## [Set task]
Reproduce all the lines exactly as they stand, apart from the pictures.

****************

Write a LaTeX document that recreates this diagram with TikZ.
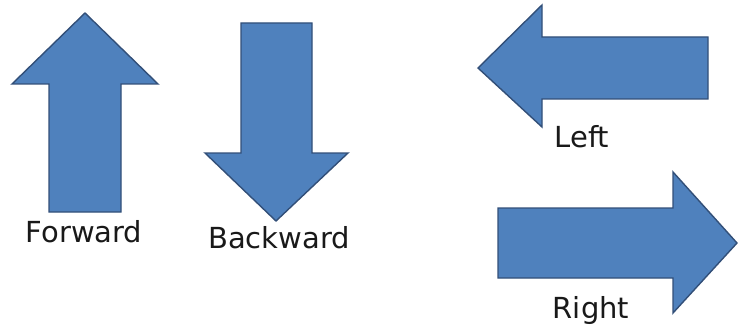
\documentclass[tikz,border=0pt]{standalone}
\usepackage{fontspec}
\setmainfont{DejaVu Sans}
\usepackage{tikz}
\definecolor{arrowfill}{HTML}{4F81BD}
\definecolor{arrowedge}{HTML}{324F78}

\begin{document}
\begin{tikzpicture}[x=1pt,y=-1pt,
    blockarrow/.style={fill=arrowfill, draw=arrowedge, line width=1.4pt, line join=miter},
    lbl/.style={anchor=base, inner sep=0pt, font=\fontsize{29}{32}\selectfont, text=black!90}]
  \useasboundingbox (0,0) rectangle (740,329);
  % up arrow
  \draw[blockarrow] (85,13) -- (158,84) -- (121,84) -- (121,212) -- (49,212) -- (49,84) -- (12,84) -- cycle;
  \node[lbl] (forward) at (84,242) {Forward};
  % down arrow
  \draw[blockarrow] (241,23) -- (312,23) -- (312,153) -- (348,153) -- (276,221) -- (205,153) -- (241,153) -- cycle;
  \node[lbl] (backward) at (279,248) {Backward};
  % left arrow
  \draw[blockarrow] (478,68) -- (542,5) -- (542,37) -- (708,37) -- (708,99) -- (542,99) -- (542,127) -- cycle;
  \node[lbl] (left) at (582,147) {Left};
  % right arrow
  \draw[blockarrow] (498,208) -- (673,208) -- (673,172) -- (737,243) -- (673,313) -- (673,278) -- (498,278) -- cycle;
  \node[lbl] (right) at (591,318) {Right};
\end{tikzpicture}
\end{document}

****************

## [Result]
Write a LaTeX document that recreates this diagram with TikZ.
\documentclass[tikz,border=0pt]{standalone}
\usepackage{fontspec}
\setmainfont{DejaVu Sans}
\usepackage{tikz}
\definecolor{arrowfill}{HTML}{4F81BD}
\definecolor{arrowedge}{HTML}{324F78}

\begin{document}
\begin{tikzpicture}[x=1pt,y=-1pt,
    blockarrow/.style={fill=arrowfill, draw=arrowedge, line width=1.4pt, line join=miter},
    lbl/.style={anchor=base, inner sep=0pt, font=\fontsize{29}{32}\selectfont, text=black!90}]
  \useasboundingbox (0,0) rectangle (740,329);
  % up arrow
  \draw[blockarrow] (85,13) -- (158,84) -- (121,84) -- (121,212) -- (49,212) -- (49,84) -- (12,84) -- cycle;
  \node[lbl] (forward) at (84,242) {Forward};
  % down arrow
  \draw[blockarrow] (241,23) -- (312,23) -- (312,153) -- (348,153) -- (276,221) -- (205,153) -- (241,153) -- cycle;
  \node[lbl] (backward) at (279,248) {Backward};
  % left arrow
  \draw[blockarrow] (478,68) -- (542,5) -- (542,37) -- (708,37) -- (708,99) -- (542,99) -- (542,127) -- cycle;
  \node[lbl] (left) at (582,147) {Left};
  % right arrow
  \draw[blockarrow] (498,208) -- (673,208) -- (673,172) -- (737,243) -- (673,313) -- (673,278) -- (498,278) -- cycle;
  \node[lbl] (right) at (591,318) {Right};
\end{tikzpicture}
\end{document}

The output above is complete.